North Korea is suffering an unusual and self-inflicted setback in its nuclear weapons development programs — “mountain fatigue.” North Korea uses underground facilities in Mount Mantap to test its nuclear detonations. The most recent test on Sept. 3 was of an H-bomb, North Korea’s most powerful yet, estimated to have produced a blast of up to 280 kilotons.
The combined effect of this blast and prior tests has hollowed out and weakened the structure of the mountain itself. Based on seismic readings from the area, including a series of earthquakes, Japanese and Chinese scientists had warned North Korea that the mountain was in danger of collapse. A collapse of this sort could prove disastrous to China because it could release a huge cloud of buried radioactive material that would be carried by prevailing winds over Chinese cities.
Then on Oct. 30, as reported in this article, the warnings proved correct. Several tunnels collapsed, killing as many as 200 North Korean workers. It was not the total collapse some feared, but it was an indication that the threat of total collapse is real.
North Korea will likely keep using the facility because they don’t care about worker deaths or radioactivity exposure for their own people or the Chinese. The North Koreans are solely focused on crossing the finish line in their quest to develop a nuclear-armed arsenal of ICBMs aimed at the U.S. to ensure that the U.S. does not attack the Kim regime. (By the way, if you’re interested in a more in-depth version of my analysis of the path to war with North Korea, you can find it in video archives on my Collide channel, here.)

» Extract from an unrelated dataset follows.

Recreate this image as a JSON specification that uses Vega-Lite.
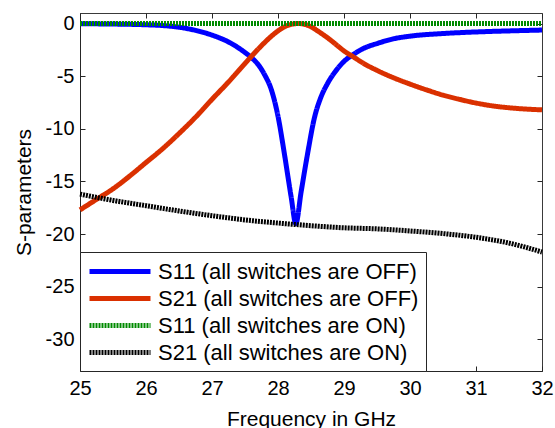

Yet nature may have the last word. If the Mount Mantap facility is rendered unusable due to extraordinary damage, Kim will have to continue his nuclear weapons testing elsewhere. This implies tests in the atmosphere, something Kim had already threatened to do before this recent tunnel collapse. That will be viewed as even more provocative by the U.S. and the rest of the international community. The vagaries of nature as expressed in a collapsing mountain may provoke one more escalation on the path to war in the form of atmospheric tests of nuclear weapons.